O Natal se aproximava, e com ele o frio que sempre odiei. O frio sempre me deixa angustiado, desperta em mim um sentimento de tristeza, isso ocorre até hoje. Por vezes tenho vontade de me mudar para o sul do país pra viver na melancolia, pelo menos quando estou triste sou menos irracional. Durante o frio costumo refletir mais sobre a vida, sobre as coisas que faço dela. Talvez seja por isso que a maioria de minhas lembranças sempre ocorrem nas temporadas de frio. Mas quando penso que todos os dias do ano terei que conviver com o frio, prefiro viver na irracionalidade parcial. E assim como não gosto do frio, também não gosto do Natal.

Nossa família não tinha uma árvore grande e bonita como a das outras famílias, os presentes que ganhava não eram bons igual ao dos meus amigos. Minha família não era tão grande feito a dos meus amigos. Nossa mesa não era tão farta quanto a dos meus amigos. Nossa festa não era igual a dos meus amigos e não entendia o motivo, mas de uma coisa eu sabia: não tinha motivos para gostar do Natal. E vai entender cabeça de menino, nas vésperas daquele natal eu estava feliz. Isso por que jogava um Mini game, era um dia de chuva mas estava feliz. O Brinquedo, não tão bom como o dos meus amigos, foi comprado por minha mãe em uma loja de coisas do Paraguai, montada de improviso em uma casa próximo à Praça da Matriz, na pequena Lagoa Formosa, cidade do interior de Minas Gerais.

A velha casa que existia bem antes do meu nascimento ainda continua lá, parece que bem sólida. A senhora que nos vendeu o aparelho ainda continua viva, muito velha, não tão sólida quanto a casa, mas viva. A loja não existe mais, o Mini game também não. Como é bom relembrar os tempos de criança, parece que foi ontem: meu irmão querendo brincar comigo na sala e eu nem bola dava, só queria saber do meu brinquedo eletrônico, parecia uma criança de nossos tempos, que troca os amigos pelo computador.
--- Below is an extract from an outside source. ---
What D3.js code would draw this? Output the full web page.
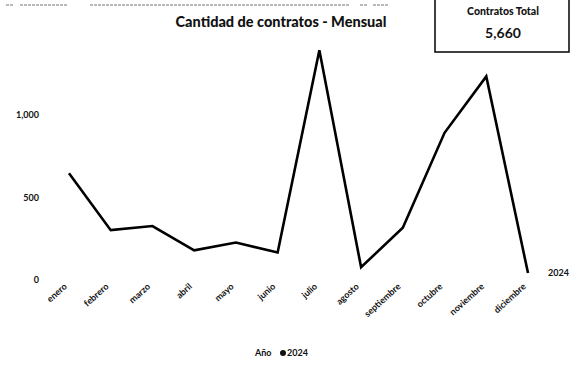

Ficava eu, trancado no quarto da pequena casa construída de pedras de muro e telha brasilit. Uma casa muito simples que em período de frio fazia eu me sentir no Alasca, no período de calor me fazia sentir no Egito.

Não tínhamos muito dinheiro, pra ser sincero, não tínhamos dinheiro algum. Mas criança não entende, quando quer, não para de chorar até conseguir. A velha, sensibilizada com meu pranto incessante, fez minha vontade e mesmo sem ter muita intimidade com minha mãe deu a ela a oportunidade de pagar o equipamento a prestações. Tenho minhas dúvidas se a dívida não foi esquecida por ambas. De uma coisa eu sei, eu esqueci, só queria saber de jogar.

O Natal não foi tão diferente dos outros, mas foi o melhor da minha infância. Os Deuses foram generosos comigo, mas tudo que os Deuses dão, tiram rapidamente. A mesa continuava humilde, a arvore era pequena, o frio continuava chato, mas pelo menos eu tinha um Mini game, que logo os Deuses se encarregaram de fazer com que eu perdesse.